* [WORK INSTRUCTIONS]:
State how many lines of the data contain the word "with", and write nothing besides the number.

* [DATA PROVIDED]:
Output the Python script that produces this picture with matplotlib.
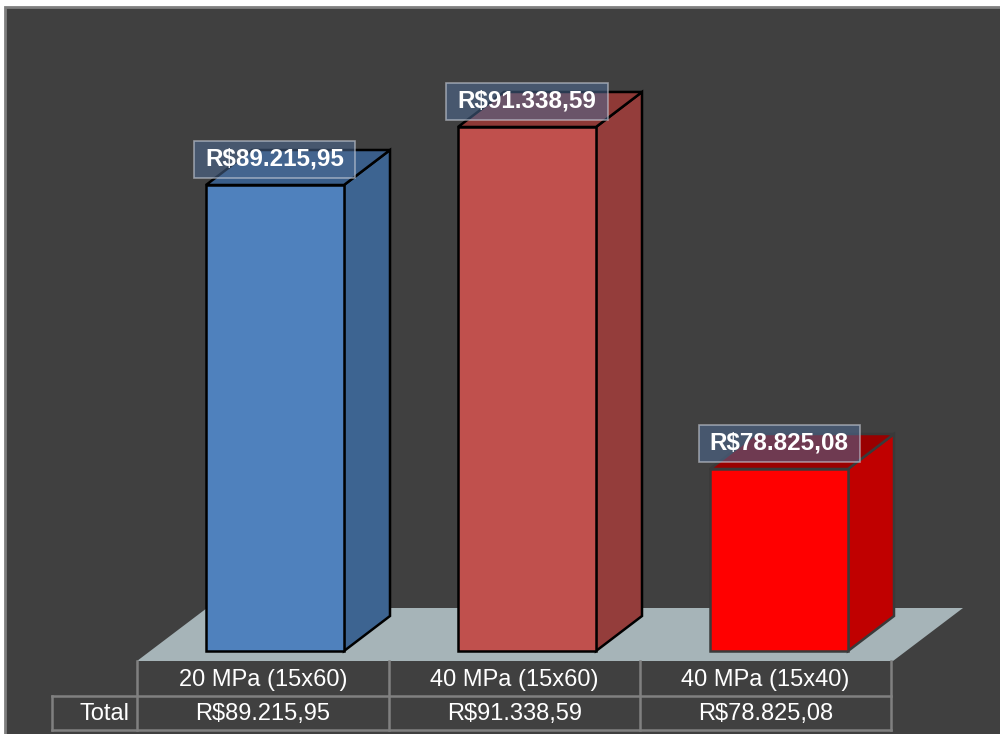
import matplotlib
matplotlib.use("Agg")
import matplotlib.pyplot as plt
from matplotlib.patches import Polygon, Rectangle
from matplotlib.lines import Line2D

plt.rcParams['font.family'] = ['Liberation Sans', 'DejaVu Sans']

# DATA
categories = ["20 MPa (15x60)", "40 MPa (15x60)", "40 MPa (15x40)"]
values = [89215.95, 91338.59, 78825.08]
labels = ["R$89.215,95", "R$91.338,59", "R$78.825,08"]
row_name = "Total"

# STYLE
front_cols = ["#4F81BD", "#C0504D", "#FF0000"]
side_cols = ["#3D6491", "#943D3B", "#C00000"]
top_cols = ["#3A5E8A", "#8E3936", "#9A0000"]
edge_cols = ["#000000", "#000000", "#3A3A3A"]
bg = "#404040"

W, H = 1000, 734
fig = plt.figure(figsize=(W / 100, H / 100), dpi=100)
fig.patch.set_facecolor("white")

# pixel scales of the value axis
XPX = 252.0           # px per category
VPX = 0.02733         # px per R$
BASE = 72165.0        # value axis minimum
base_px = 651         # pixel row of the axis minimum
x0_px = 275           # pixel column of first category

ax = fig.add_axes([0, 0, 1, 1])
ax.set_xlim(-x0_px / XPX, (W - x0_px) / XPX)
ax.set_ylim(BASE - (H - base_px) / VPX, BASE + base_px / VPX)
ax.axis("off")

def fy(px):
    # pixel row -> figure fraction
    return 1 - px / H

def fx(px):
    return px / W

# background with grey border
fig.patches.append(Rectangle((fx(5), fy(H + 5)), 1.1, fy(7) - fy(H + 5),
                             transform=fig.transFigure, facecolor=bg,
                             edgecolor="#7F7F7F", linewidth=2, zorder=-5))

# 3D depth offsets in data units
DX = 46 / XPX
DY = 35 / VPX
bw = 138 / XPX

# floor
fl_x0 = -0.5 - 12 / XPX
fl_x1 = 2.5 - 12 / XPX
fl_v = BASE - 10 / VPX
fl_dx = 70 / XPX
fl_dy = 53 / VPX
ax.add_patch(Polygon([(fl_x0, fl_v), (fl_x1, fl_v), (fl_x1 + fl_dx, fl_v + fl_dy),
                      (fl_x0 + fl_dx, fl_v + fl_dy)], closed=True,
                     facecolor="#A6B4B8", edgecolor="none", zorder=1))

# label box size
box_w = 161 / XPX
box_h = 37 / VPX

# bars
for i, v in enumerate(values):
    l, r = i - bw / 2, i + bw / 2
    ax.bar(i, v - BASE, bottom=BASE, width=bw, color=front_cols[i],
           edgecolor=edge_cols[i], linewidth=1.8, zorder=3)
    ax.add_patch(Polygon([(r, BASE), (r + DX, BASE + DY), (r + DX, v + DY), (r, v)],
                         closed=True, facecolor=side_cols[i], edgecolor=edge_cols[i],
                         linewidth=1.8, zorder=2))
    ax.add_patch(Polygon([(l, v), (r, v), (r + DX, v + DY), (l + DX, v + DY)],
                         closed=True, facecolor=top_cols[i], edgecolor=edge_cols[i],
                         linewidth=1.8, zorder=2))
    ly = v + 25.5 / VPX
    ax.add_patch(Rectangle((i - box_w / 2, ly - box_h / 2), box_w, box_h,
                           facecolor=(0.30, 0.42, 0.58, 0.55),
                           edgecolor=(0.8, 0.82, 0.86, 0.6), linewidth=1.2, zorder=4))
    ax.text(i, ly, labels[i], ha="center", va="center", color="white",
            fontsize=17.5, fontweight="bold", zorder=5)

# data table under the floor
col_edges = [137, 389, 640, 891]
r0, r1, r2 = 661, 696, 730
lc = "#808080"
tlines = []
for xe in col_edges:
    tlines.append(([xe, xe], [r0, r2]))
tlines.append(([52, col_edges[-1]], [r1, r1]))
tlines.append(([52, col_edges[-1]], [r2, r2]))
tlines.append(([52, 52], [r1, r2]))
for xs, ys in tlines:
    fig.lines.append(Line2D([fx(p) for p in xs], [fy(p) for p in ys],
                            transform=fig.transFigure, color=lc, linewidth=1.8, zorder=4))

for i, (c, lab) in enumerate(zip(categories, labels)):
    cx = fx((col_edges[i] + col_edges[i + 1]) / 2)
    fig.text(cx, fy(680), c, ha="center", va="center", color="white", fontsize=17)
    fig.text(cx, fy(714), lab, ha="center", va="center", color="white", fontsize=17)
fig.text(fx(130), fy(714), row_name, ha="right", va="center", color="white", fontsize=17)

fig.savefig("out.png", dpi=100, facecolor=fig.get_facecolor())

* [TASK ANSWER]:
2